Home Work by Julie Andrews



I love biographies, so of course I was thrilled when my brother surprised me with this book. Julie Andrews is an icon and one cannot help but hear her name and picture her running though the hills singing “The Sound of Music” or reminding us that “a spoonful of sugar helps the medicine go down”. That was the Julie Andrews I knew.


If you want to cling to that idealized version of this beloved actress, then this is not the book for you. In these pages, I discovered a woman who experienced pain, loneliness, confusion, joy, success, love, regret, and healing. Home Work provides a glimpse at what happens behind the flashing lights and the glitter of fame, and the hard work it took for her to raise a family and build a home with a career as an actress and performer.

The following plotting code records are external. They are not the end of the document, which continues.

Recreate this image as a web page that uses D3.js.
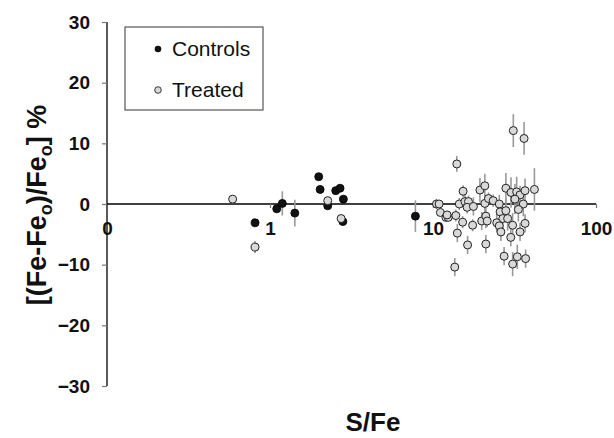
<!DOCTYPE html>
<html><head><meta charset="utf-8">
<script src="https://cdn.jsdelivr.net/npm/d3@7"></script>
<style>body{margin:0;background:#fff}svg{display:block}text{font-family:"Liberation Sans",Arial,sans-serif}</style>
</head><body>
<script>
const controlsX = [0.81,1.10,1.19,1.42,1.99,2.03,2.26,2.53,2.69,2.82,2.80,7.8];
const controlsY = [-3.1,-0.8,0.1,-1.5,4.5,2.4,-0.3,2.2,2.6,0.8,-2.9,-2.0];
const controlsErr = [0,0,2.0,2.2,0,0,0,0,0,0,0,2.6];

const treatedX = [0.59,0.81,2.26,2.73,31.1,36.2,14.0,15.3,19.4,20.8,28.0,30.1,32.6,34.2,36.7,41.9,31.8,35.8,33.4,10.5,10.9,11.1,12.0,12.4,12.2,13.8,14.5,15.7,16.5,16.2,17.7,15.2,14.1,16.3,13.6,17.5,19.9,21.1,21.5,21.1,20.8,21.9,23.4,25.5,25.8,28.0,26.8,28.7,24.6,25.5,26.1,30.8,30.0,34.2,36.7,27.3,30.8,32.9,37.0];
const treatedY = [0.8,-7.1,0.55,-2.4,12.1,10.8,6.6,2.1,2.3,3.0,2.6,1.9,2.0,1.5,2.2,2.4,0.8,0.0,-0.9,0.0,0.0,-1.4,-2.2,-2.2,-1.8,-1.9,0.0,0.4,0.4,-0.55,-0.4,-3.0,-4.8,-6.75,-10.4,-3.5,-2.8,-2.0,-2.8,-6.6,0.1,0.9,0.55,0.0,-1.3,-1.1,-2.4,-2.4,-3.1,-3.6,-4.6,-3.5,-5.5,-4.6,-3.2,-8.6,-9.9,-8.7,-9.0];
const treatedErr = [0.5,1.0,0.5,0.5,2.7,2.7,1.3,1.0,2.0,2.0,2.5,2.5,2.5,1.5,2.0,3.5,2.5,2.0,2.0,0.8,0.5,0.5,0.5,0.5,0.5,1.0,1.0,1.5,1.0,1.0,1.5,1.0,1.5,1.5,1.5,1.0,1.5,2.0,1.0,1.5,1.5,1.0,1.0,1.5,1.5,2.0,2.0,2.0,1.5,1.0,1.5,2.0,1.5,1.5,1.5,1.5,2.0,2.0,1.5];

const xTicks = [0.1,1,10,100];
const xTickLabels = ["0","1","10","100"];
const yTicks = [-30,-20,-10,0,10,20,30];

const W=614,H=438;
const svg=d3.select("body").append("svg").attr("width",W).attr("height",H);
const x=d3.scaleLog().domain([0.1,100]).range([107,596]);
const y=d3.scaleLinear().domain([-30,30]).range([386,22]);

// y axis
const yAxis=d3.axisLeft(y).tickValues(yTicks).tickSize(5).tickPadding(12);
const gy=svg.append("g").attr("transform",`translate(${x(0.1)},0)`).call(yAxis);
gy.select(".domain").attr("stroke","#000").attr("stroke-width",1.3).attr("d",`M0,${y(30)}V${y(-30)}`);
gy.selectAll(".tick line").attr("stroke","#777").attr("stroke-width",1.2);
gy.selectAll(".tick text").attr("font-size",19).attr("font-weight","bold").attr("fill","#111").attr("font-family","Liberation Sans, Arial, sans-serif");

// x axis at y=0
const xAxis=d3.axisBottom(x).tickValues(xTicks).tickSize(4).tickFormat((d,i)=>xTickLabels[i]).tickPadding(14);
const gx=svg.append("g").attr("transform",`translate(0,${y(0)})`).call(xAxis);
gx.select(".domain").attr("stroke","#000").attr("stroke-width",1.3).attr("d",`M${x(0.1)},0H${x(100)}`);
gx.selectAll(".tick line").attr("stroke","#777").attr("stroke-width",1.2);
gx.selectAll(".tick text").attr("font-size",19).attr("font-weight","bold").attr("fill","#111").attr("font-family","Liberation Sans, Arial, sans-serif");
gx.selectAll(".tick").filter(d=>d===0.1).select("line").remove();

const controls=controlsX.map((v,i)=>({x:v,y:controlsY[i],e:controlsErr[i]}));
const treated=treatedX.map((v,i)=>({x:v,y:treatedY[i],e:treatedErr[i]}));

// error bars
svg.append("g").selectAll("line").data(controls.concat(treated).filter(d=>d.e>0)).join("line")
  .attr("x1",d=>x(d.x)).attr("x2",d=>x(d.x))
  .attr("y1",d=>y(d.y+d.e)).attr("y2",d=>y(d.y-d.e))
  .attr("stroke","#999").attr("stroke-width",1.6);

svg.append("g").selectAll("circle").data(controls).join("circle")
  .attr("cx",d=>x(d.x)).attr("cy",d=>y(d.y)).attr("r",4)
  .attr("fill","#111").attr("stroke","#000").attr("stroke-width",0.8);
svg.append("g").selectAll("circle").data(treated).join("circle")
  .attr("cx",d=>x(d.x)).attr("cy",d=>y(d.y)).attr("r",4)
  .attr("fill","#d9d9d9").attr("stroke","#222").attr("stroke-width",1);

// legend
const lg=svg.append("g");
lg.append("rect").attr("x",125).attr("y",27).attr("width",138).attr("height",83)
  .attr("fill","#fff").attr("stroke","#555").attr("stroke-width",1.2);
lg.append("circle").attr("cx",158).attr("cy",49).attr("r",3.3).attr("fill","#111");
lg.append("text").attr("x",172).attr("y",56).attr("font-size",21).attr("fill","#111").text("Controls");
lg.append("circle").attr("cx",158).attr("cy",90).attr("r",3.3).attr("fill","#d9d9d9").attr("stroke","#222").attr("stroke-width",0.9);
lg.append("text").attr("x",172).attr("y",97).attr("font-size",21).attr("fill","#111").text("Treated");

// axis titles
svg.append("text").attr("x",373).attr("y",431).attr("text-anchor","middle")
  .attr("font-size",26).attr("font-weight","bold").attr("fill","#111").text("S/Fe");
const yt=svg.append("text").attr("transform","translate(46,205) rotate(-90)").attr("text-anchor","middle")
  .attr("font-size",27).attr("font-weight","bold").attr("fill","#111");
yt.append("tspan").text("[(Fe-Fe");
yt.append("tspan").attr("font-size",18).attr("dy",6).text("o");
yt.append("tspan").attr("dy",-6).text(")/Fe");
yt.append("tspan").attr("font-size",18).attr("dy",6).text("o");
yt.append("tspan").attr("dy",-6).text("] %");
</script>
</body></html>
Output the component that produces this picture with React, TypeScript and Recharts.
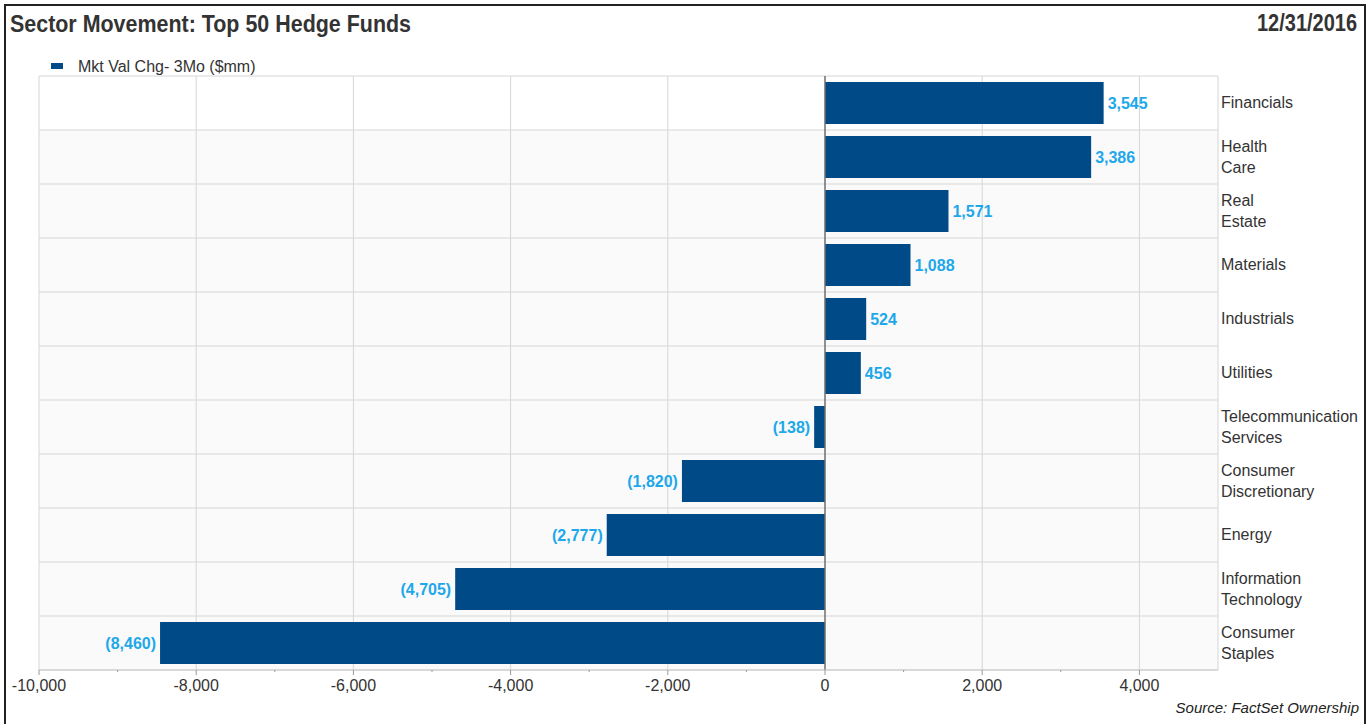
import React from 'react';
import {
  BarChart,
  Bar,
  XAxis,
  YAxis,
  CartesianGrid,
  ReferenceLine,
  LabelList,
} from 'recharts';

const categories = [
  'Financials',
  'Health Care',
  'Real Estate',
  'Materials',
  'Industrials',
  'Utilities',
  'Telecommunication Services',
  'Consumer Discretionary',
  'Energy',
  'Information Technology',
  'Consumer Staples',
];
const mktValChg = [3545, 3386, 1571, 1088, 524, 456, -138, -1820, -2777, -4705, -8460];

const xTicks = [
  -10000, -9000, -8000, -7000, -6000, -5000, -4000, -3000, -2000, -1000, 0, 1000, 2000, 3000, 4000,
];
// grid lines: every 2,000 plus the plot edges; the zero line is drawn separately
const gridValues = [-10000, -8000, -6000, -4000, -2000, 2000, 4000, 5000];

const seriesName = 'Mkt Val Chg- 3Mo ($mm)';
const FONT = '"Liberation Sans", Arial, sans-serif';
const BAR = '#004a87';
const LABEL = '#1ea8ea';

const data = categories.map((name, i) => ({ name, value: mktValChg[i] }));

const fmtLabel = (v: any) => {
  const n = Number(v);
  return n < 0 ? `(${Math.abs(n).toLocaleString('en-US')})` : n.toLocaleString('en-US');
};

// row separators sit on the category band edges
const rowLines = ({ offset }: any) =>
  categories.map((_, i) => offset.top + (i * offset.height) / categories.length).concat(offset.top + offset.height);

const XTick = ({ x, y, payload }: any) => {
  const major = payload.value % 2000 === 0;
  return (
    <g>
      <line x1={x} x2={x} y1={y} y2={y + (major ? 5 : 2)} stroke="#999" />
      {major && (
        <text x={x} y={y + 15} dy="0.355em" textAnchor="middle" fontSize={16} fill="#333" fontFamily={FONT}>
          {payload.value.toLocaleString('en-US')}
        </text>
      )}
    </g>
  );
};

const YTick = ({ x, y, payload }: any) => {
  const lines = String(payload.value).split(' ');
  const step = 21;
  const start = y - 0.5 - ((lines.length - 1) * step) / 2;
  return (
    <g>
      {lines.map((l, i) => (
        <text key={i} x={x} y={start + i * step} dy="0.355em" textAnchor="start" fontSize={16} fill="#333" fontFamily={FONT}>
          {l}
        </text>
      ))}
    </g>
  );
};

export default function App() {
  return (
    <div style={{ position: 'absolute', left: 0, top: 0, width: 1372, height: 724, background: '#fff', overflow: 'hidden' }}>
      <BarChart
        width={1372}
        height={724}
        data={data}
        layout="vertical"
        margin={{ top: 76, right: 4, bottom: 24, left: 39 }}
      >
        <CartesianGrid
          xAxisId="grid"
          stroke="#d6d6d6"
          horizontalCoordinatesGenerator={rowLines}
          horizontalFill={['#ffffff', '#fafafa', '#fafafa', '#fafafa', '#fafafa', '#fafafa', '#fafafa', '#fafafa', '#fafafa', '#fafafa', '#fafafa']}
        />
        <XAxis
          type="number"
          domain={[-10000, 5000]}
          ticks={xTicks}
          interval={0}
          allowDataOverflow
          height={30}
          tickSize={0}
          tickMargin={0}
          tickLine={false}
          axisLine={{ stroke: '#c8c8c8' }}
          tick={<XTick />}
        />
        <XAxis xAxisId="grid" type="number" domain={[-10000, 5000]} ticks={gridValues} interval={0} allowDataOverflow hide />
        <YAxis
          type="category"
          dataKey="name"
          orientation="right"
          width={150}
          interval={0}
          tickSize={0}
          tickMargin={3}
          tickLine={false}
          axisLine={false}
          tick={<YTick />}
        />
        <Bar dataKey="value" fill={BAR} barSize={42} isAnimationActive={false}>
          <LabelList
            dataKey="value"
            position="right"
            offset={4}
            formatter={fmtLabel}
            fill={LABEL}
            fontSize={16}
            fontWeight="bold"
            fontFamily={FONT}
          />
        </Bar>
        <ReferenceLine x={0} stroke="#6e6e6e" strokeWidth={1.5} />
      </BarChart>
      <svg
        width={1372}
        height={724}
        style={{ position: 'absolute', left: 0, top: 0, pointerEvents: 'none' }}
        fontFamily={FONT}
      >
        <rect x={5} y={5} width={1360} height={740} fill="none" stroke="#222" strokeWidth={2} />
        <text x={10} y={31.5} fontSize={23} fontWeight="bold" fill="#333" textLength={401} lengthAdjust="spacingAndGlyphs">
          Sector Movement: Top 50 Hedge Funds
        </text>
        <text x={1357} y={31} fontSize={23} fontWeight="bold" fill="#333" textAnchor="end" textLength={100} lengthAdjust="spacingAndGlyphs">
          12/31/2016
        </text>
        <rect x={51} y={63} width={12} height={6} fill={BAR} />
        <text x={78} y={72} fontSize={16} fill="#333">
          {seriesName}
        </text>
        <text x={1359} y={713} fontSize={15} fontStyle="italic" fill="#222" textAnchor="end">
          Source: FactSet Ownership
        </text>
      </svg>
    </div>
  );
}
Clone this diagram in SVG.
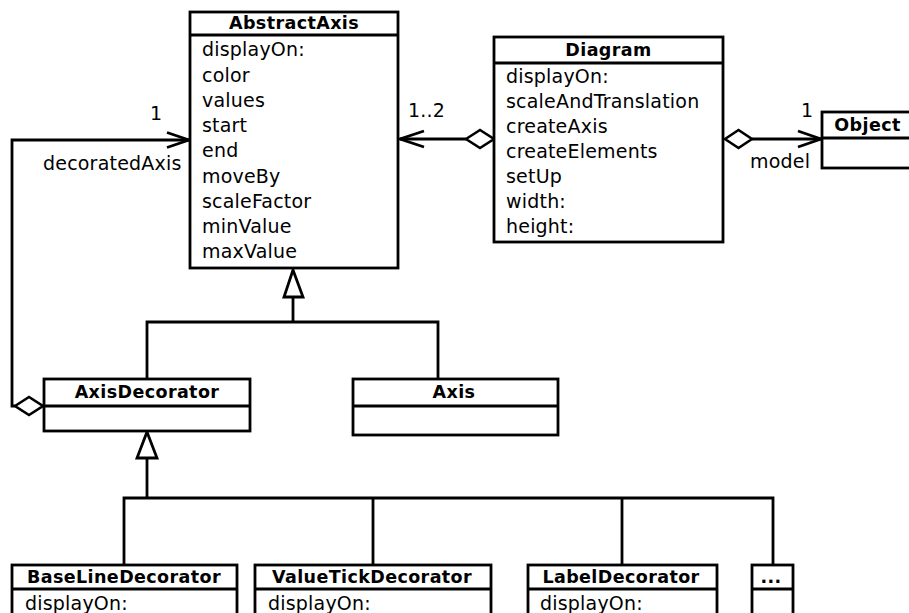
<svg xmlns="http://www.w3.org/2000/svg" width="909" height="613" viewBox="0 0 909 613">
<style>
  .box { fill: #fff; stroke: #000; stroke-width: 2.8; }
  .sep { stroke: #000; stroke-width: 2.8; }
  .t { font-family: "DejaVu Sans", "Liberation Sans", sans-serif; font-size: 19px; letter-spacing: 0.2px; fill: #000; }
  .h { font-family: "DejaVu Sans", "Liberation Sans", sans-serif; font-size: 17.5px; font-weight: bold; fill: #000; text-anchor: middle; letter-spacing: 0.4px; }
  .ln { fill: none; stroke: #000; stroke-width: 2.8; stroke-linejoin: miter; }
  .open { fill: none; stroke: #000; stroke-width: 2.8; }
  .dia { fill: #fff; stroke: #000; stroke-width: 2.6; }
  .tri { fill: #fff; stroke: #000; stroke-width: 2.8; stroke-linejoin: miter; }
</style>
<rect width="909" height="613" fill="#fff"/>

<g id="connectors">
  <!-- decoratedAxis aggregation -->
  <polyline class="ln" points="15,406 12,406 12,140 189,140"/>
  <polyline class="open" points="167,132.5 189,140 167,147.5"/>
  <polygon class="dia" points="15,406 29,397 43,406 29,415"/>
  <text class="t" x="150" y="120">1</text>
  <text class="t" x="43" y="170">decoratedAxis</text>

  <!-- Diagram -> AbstractAxis -->
  <line class="ln" x1="400" y1="139" x2="466" y2="139"/>
  <polyline class="open" points="424,131 400,139 424,147"/>
  <polygon class="dia" points="466,139 480,130 494,139 480,148"/>
  <text class="t" x="408" y="117">1..2</text>

  <!-- Diagram -> Object -->
  <line class="ln" x1="752" y1="139" x2="821" y2="139"/>
  <polyline class="open" points="798,131 821,139 798,147"/>
  <polygon class="dia" points="725,139 738.5,130 752,139 738.5,148"/>
  <text class="t" x="801" y="117">1</text>
  <text class="t" x="750" y="168">model</text>

  <!-- Generalization to AbstractAxis -->
  <polyline class="ln" points="147,379 147,322 438,322 438,379"/>
  <line class="ln" x1="293" y1="297" x2="293" y2="322"/>
  <polygon class="tri" points="293,270 303,297 284,297"/>

  <!-- Generalization to AxisDecorator -->
  <polyline class="ln" points="124,565 124,498 773,498 773,565"/>
  <line class="ln" x1="373" y1="498" x2="373" y2="565"/>
  <line class="ln" x1="622" y1="498" x2="622" y2="565"/>
  <line class="ln" x1="147" y1="458" x2="147" y2="498"/>
  <polygon class="tri" points="147,432 157,458 137,458"/>
</g>

<g id="AbstractAxis">
  <rect class="box" x="190" y="12" width="208" height="256"/>
  <line class="sep" x1="190" y1="35" x2="398" y2="35"/>
  <text class="h" x="294" y="29">AbstractAxis</text>
  <text class="t" x="202" y="56">displayOn:</text>
  <text class="t" x="202" y="81.5">color</text>
  <text class="t" x="202" y="106.5">values</text>
  <text class="t" x="202" y="132">start</text>
  <text class="t" x="202" y="157">end</text>
  <text class="t" x="202" y="182.5">moveBy</text>
  <text class="t" x="202" y="207.5">scaleFactor</text>
  <text class="t" x="202" y="233">minValue</text>
  <text class="t" x="202" y="258">maxValue</text>
</g>

<g id="Diagram">
  <rect class="box" x="494" y="37" width="229" height="205"/>
  <line class="sep" x1="494" y1="63" x2="723" y2="63"/>
  <text class="h" x="608.5" y="56">Diagram</text>
  <text class="t" x="506" y="83">displayOn:</text>
  <text class="t" x="506" y="108">scaleAndTranslation</text>
  <text class="t" x="506" y="133">createAxis</text>
  <text class="t" x="506" y="158">createElements</text>
  <text class="t" x="506" y="183">setUp</text>
  <text class="t" x="506" y="208">width:</text>
  <text class="t" x="506" y="233">height:</text>
</g>

<g id="Object">
  <rect class="box" x="822" y="112" width="92" height="56"/>
  <line class="sep" x1="822" y1="138" x2="914" y2="138"/>
  <text class="h" x="867.5" y="131">Object</text>
</g>

<g id="AxisDecorator">
  <rect class="box" x="44" y="379" width="206" height="52"/>
  <line class="sep" x1="44" y1="406" x2="250" y2="406"/>
  <text class="h" x="147" y="398">AxisDecorator</text>
</g>

<g id="Axis">
  <rect class="box" x="353" y="379" width="205" height="56"/>
  <line class="sep" x1="353" y1="406" x2="558" y2="406"/>
  <text class="h" x="454" y="398">Axis</text>
</g>

<g id="BaseLineDecorator">
  <rect class="box" x="12" y="565" width="225" height="60"/>
  <line class="sep" x1="12" y1="589" x2="237" y2="589"/>
  <text class="h" x="124" y="583">BaseLineDecorator</text>
  <text class="t" x="25" y="610">displayOn:</text>
</g>

<g id="ValueTickDecorator">
  <rect class="box" x="255" y="565" width="236" height="60"/>
  <line class="sep" x1="255" y1="589" x2="491" y2="589"/>
  <text class="h" x="372" y="583">ValueTickDecorator</text>
  <text class="t" x="268" y="610">displayOn:</text>
</g>

<g id="LabelDecorator">
  <rect class="box" x="528" y="565" width="189" height="60"/>
  <line class="sep" x1="528" y1="589" x2="717" y2="589"/>
  <text class="h" x="621" y="583">LabelDecorator</text>
  <text class="t" x="540" y="610">displayOn:</text>
</g>

<g id="More">
  <rect class="box" x="752" y="565" width="41" height="60"/>
  <line class="sep" x1="752" y1="589" x2="793" y2="589"/>
  <text class="h" x="771" y="583">...</text>
</g>
</svg>
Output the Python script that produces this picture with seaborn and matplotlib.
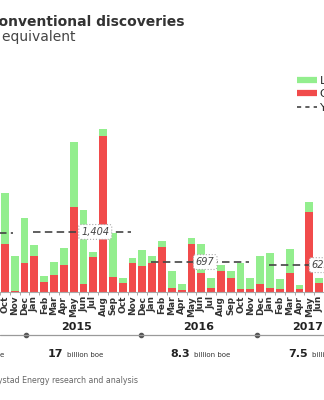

I found this book to be refreshingly honest and forthright. She didn’t sensationalize her Hollywood life and her many successes. As she stated, “What is success? Is it the pleasure in doing the work, or the way it’s received afterward? The latter is ephemeral. The doing is everything.”


As I turned the last page, I came away with a deeper understanding of the cost that comes with fame. Life as an actress is not easy, and it made me all the more thankful for my seemingly ordinary days. Not matter who we are, we all have the same desires: to love and be loved and to use our gifts to do something that we love. In that way, she truly has been blessed.